The only upside to that missed opportunity is that 9/11 happened shortly afterward and the job would have entailed traveling that October to MIPCOM. Having not done much for work travel I didn't have the kind of familiarity comfort that would have been needed to stave off the post-9/11 traveling by air fear that took over almost everyone. Plus by that October I was pregnant and sick sick sick.

Then there was the Israeli film festival which hired me for a day, "just to see". I can understand why they did this. They had a panic exit, in case of bombing you know. But with a 10 month old baby, and lactating like crazy, it was uncomfortable being away. Who knows if I would have done well or not.
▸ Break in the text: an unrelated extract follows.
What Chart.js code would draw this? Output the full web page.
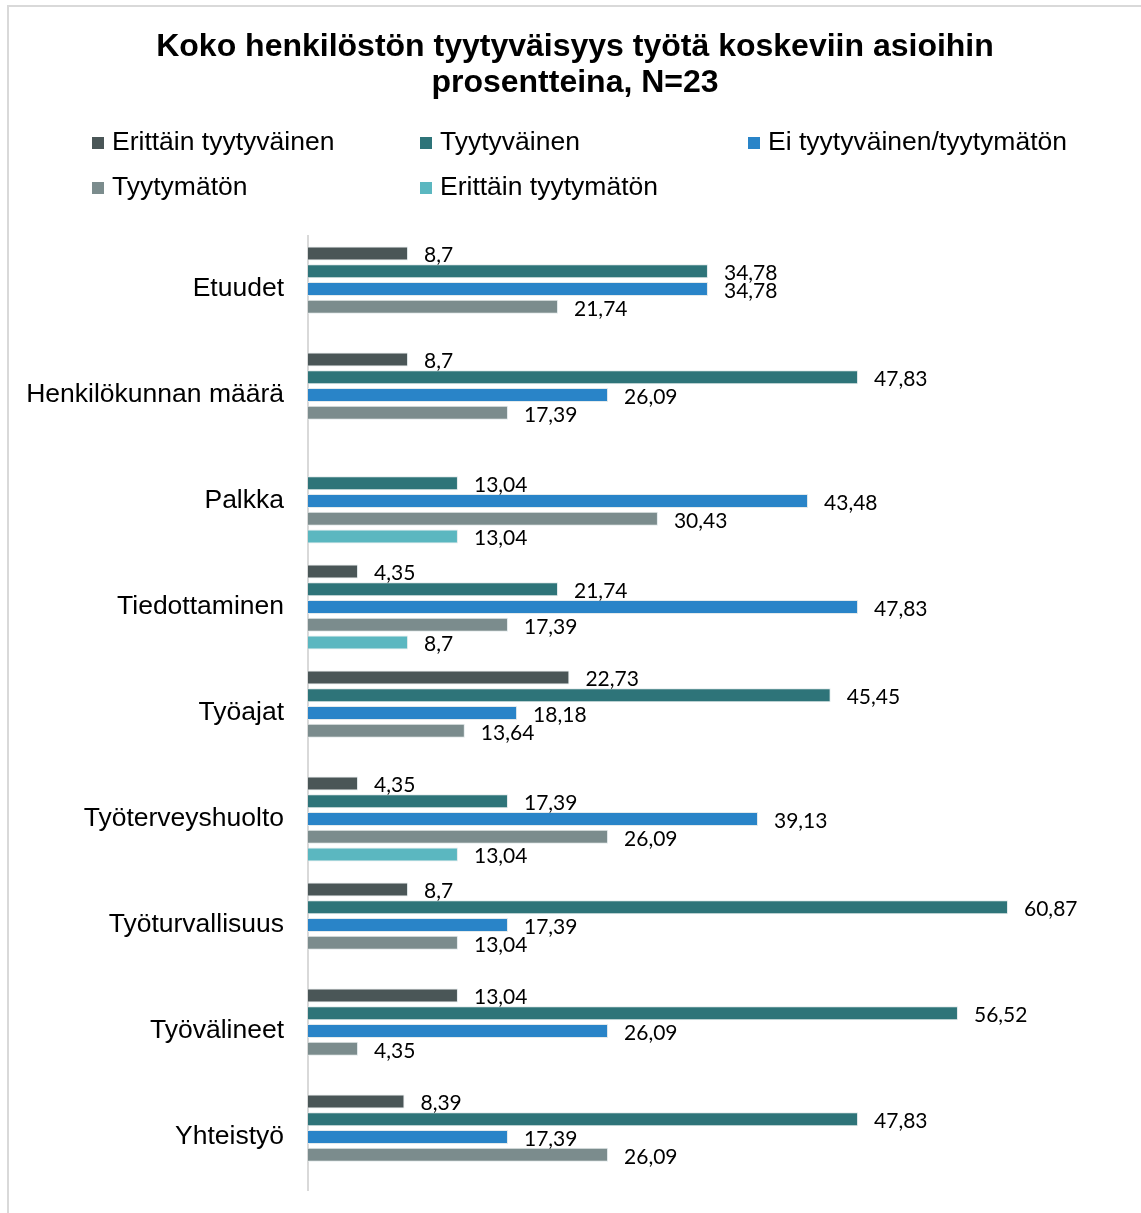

It was essentially a sales job and I is no salesman! When later that day my husband got the job in Palm Springs he'd been hoping to get - to restore his place as breadwinner and bolster his self worth after over 10 long months of unemployment - I willingly gave up the film festival job. But what I also gave up in one fell swoop was my career in all total, such as it was, living in LA for good, such as it seems, and the building of relationships that comes with raising children alongside your friends in the same area.

Already far away from any family in LA, in the desert we were now far also from friends. I didn't realize the isolation that would grip me or how difficult it would be to shake off. The wrongfully imprisoned inmate still sees himself as a prisoner, and can't help but comport himself so. Even still, visiting friends in LA (even if rarely) I feel as though I have snuck temporarily back into the fold and will be kicked out if discovered at any moment. I have to learn to navigate all over again the outside world, so cloistered and dim is this one.
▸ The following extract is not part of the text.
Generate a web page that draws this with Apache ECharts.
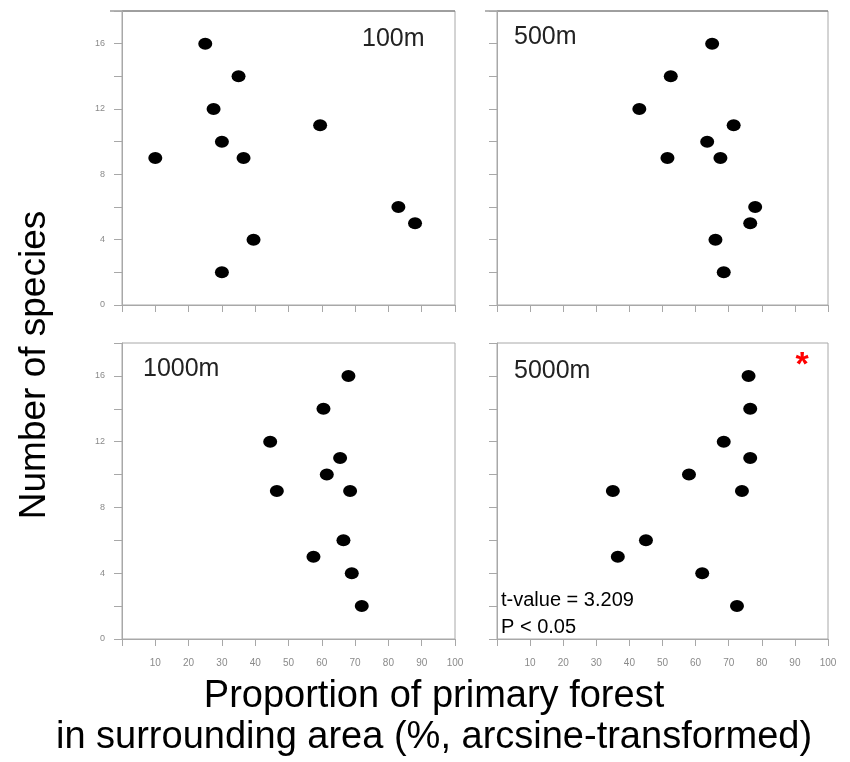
<!DOCTYPE html>
<html>
<head>
<meta charset="utf-8">
<script src="https://cdn.jsdelivr.net/npm/echarts@6/dist/echarts.min.js"></script>
<style>
html,body{margin:0;padding:0;background:#fff;}
#chart{width:850px;height:762px;}
</style>
</head>
<body>
<div id="chart"></div>
<script>
// ---- data ----
const panelNames = ['100m', '500m', '1000m', '5000m'];
const x100 = [25, 35, 27.5, 30, 10, 36.5, 59.5, 83, 88, 39.5, 30];
const y100 = [16, 14, 12, 10, 9, 9, 11, 6, 5, 4, 2];
const x500 = [65, 52.5, 43, 71.5, 63.5, 51.5, 67.5, 78, 76.5, 66, 68.5];
const y500 = [16, 14, 12, 11, 10, 9, 9, 6, 5, 4, 2];
const x1000 = [68, 60.5, 44.5, 65.5, 61.5, 46.5, 68.5, 66.5, 57.5, 69, 72];
const y1000 = [16, 14, 12, 11, 10, 9, 9, 6, 5, 4, 2];
const x5000 = [76, 76.5, 68.5, 76.5, 58, 35, 74, 45, 36.5, 62, 72.5];
const y5000 = [16, 14, 12, 11, 10, 9, 9, 6, 5, 4, 2];
const yTickLabels = [0, 4, 8, 12, 16];
const xTickLabels = [10, 20, 30, 40, 50, 60, 70, 80, 90, 100];
const yTitle = 'Number of species';
const xTitle1 = 'Proportion of primary forest';
const xTitle2 = 'in surrounding area (%, arcsine-transformed)';
const statLine1 = 't-value = 3.209';
const statLine2 = 'P < 0.05';

const xs = [x100, x500, x1000, x5000];
const ys = [y100, y500, y1000, y5000];

const lineCol = '#a8a8a8';
const labCol = '#8a8a8a';
const FONT = "'Liberation Sans', Arial, Helvetica, sans-serif";

const grids = [
  {left: 122, top: 11, width: 333, height: 294},
  {left: 497, top: 11, width: 331, height: 294},
  {left: 122, top: 343, width: 333, height: 296},
  {left: 497, top: 343, width: 331, height: 296}
];

const xAxes = [], yAxes = [], series = [];
for (let i = 0; i < 4; i++) {
  const bottomRow = i >= 2, leftCol = (i % 2 === 0);
  xAxes.push({
    type: 'value', gridIndex: i, min: 0, max: 100, interval: 10,
    axisLine: {show: true, lineStyle: {color: lineCol, width: 1}},
    axisTick: {show: true, inside: false, length: 7, lineStyle: {color: lineCol}},
    splitLine: {show: false},
    axisLabel: {
      show: bottomRow, margin: 19, color: labCol, fontSize: 10, fontFamily: FONT,
      formatter: v => xTickLabels.indexOf(v) >= 0 ? String(v) : ''
    }
  });
  yAxes.push({
    type: 'value', gridIndex: i, min: 0, max: 18, interval: 2,
    axisLine: {show: true, lineStyle: {color: lineCol, width: 1}},
    axisTick: {show: true, inside: false, length: 8, lineStyle: {color: lineCol}},
    splitLine: {show: false},
    axisLabel: {
      show: leftCol, margin: 17, color: labCol, fontSize: 9, fontFamily: FONT,
      formatter: v => yTickLabels.indexOf(v) >= 0 ? String(v) : ''
    }
  });
  series.push({
    type: 'scatter', xAxisIndex: i, yAxisIndex: i,
    symbol: 'circle', symbolSize: [14, 12],
    itemStyle: {color: '#000', opacity: 1},
    data: xs[i].map((x, k) => [x, ys[i][k]])
  });
}

// darker top border of the upper panels (derived from grid geometry)
const topLines = [0, 1].map(i => ({
  type: 'line', silent: true,
  shape: {x1: grids[i].left - 12, y1: grids[i].top, x2: grids[i].left + grids[i].width, y2: grids[i].top},
  style: {stroke: '#6a6a6a', lineWidth: 1.2}
}));

const graphic = topLines.concat([
  // panel labels
  {type: 'text', x: 362, y: 39, style: {text: panelNames[0], font: '25px ' + FONT, fill: '#222', textVerticalAlign: 'middle'}},
  {type: 'text', x: 514, y: 37, style: {text: panelNames[1], font: '25px ' + FONT, fill: '#222', textVerticalAlign: 'middle'}},
  {type: 'text', x: 143, y: 369, style: {text: panelNames[2], font: '25px ' + FONT, fill: '#222', textVerticalAlign: 'middle'}},
  {type: 'text', x: 514, y: 371, style: {text: panelNames[3], font: '25px ' + FONT, fill: '#222', textVerticalAlign: 'middle'}},
  // significance star
  {type: 'text', x: 802, y: 366, style: {text: '*', font: 'bold 34px ' + FONT, fill: '#ff0000', textAlign: 'center', textVerticalAlign: 'middle'}},
  // stats
  {type: 'text', x: 501, y: 600, style: {text: statLine1, font: '20px ' + FONT, fill: '#000', textVerticalAlign: 'middle'}},
  {type: 'text', x: 501, y: 627, style: {text: statLine2, font: '20px ' + FONT, fill: '#000', textVerticalAlign: 'middle'}},
  // axis titles
  {type: 'text', x: 35, y: 365, rotation: Math.PI / 2, style: {text: yTitle, font: '37px ' + FONT, fill: '#000', textAlign: 'center', textVerticalAlign: 'middle'}},
  {type: 'text', x: 434, y: 697, style: {text: xTitle1, font: '38px ' + FONT, fill: '#000', textAlign: 'center', textVerticalAlign: 'middle'}},
  {type: 'text', x: 434, y: 738, style: {text: xTitle2, font: '38px ' + FONT, fill: '#000', textAlign: 'center', textVerticalAlign: 'middle'}}
]);

const chart = echarts.init(document.getElementById('chart'), null, {renderer: 'canvas'});
chart.setOption({
  animation: false,
  backgroundColor: '#fff',
  grid: grids.map(g => Object.assign({show: true, borderColor: lineCol, borderWidth: 1, containLabel: false}, g)),
  xAxis: xAxes,
  yAxis: yAxes,
  series: series,
  graphic: graphic
});
</script>
</body>
</html>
I was even offered a job with the film festival here but I had very small children at that time and a husband who worked odd hours. The income and hours I would have put in would have put me in the red in the final analysis after all the various babysitters had been paid. It just didn't make sense, as much as I would have liked to have been out of this office once and for all.

But here I sit, welcoming a new year, wondering if I could have done better. If I had been more selfish?, more hungry?, more ruthlessly driven? I don't suppose this is a calculation men really ever have to make, or do, but I wonder if I had just not considered the effect of my actions on my spouses and done what the hell I wanted, if I'd be any better off. Or maybe in some strange sci-fi like fate driven process I'd be here now anyway.

Anyway, happy new year... my non-resolution (because I do it now anyway) is to take my fate cheerfully, like so much medicine... maybe I will try harder this year to learn to love the things that suck.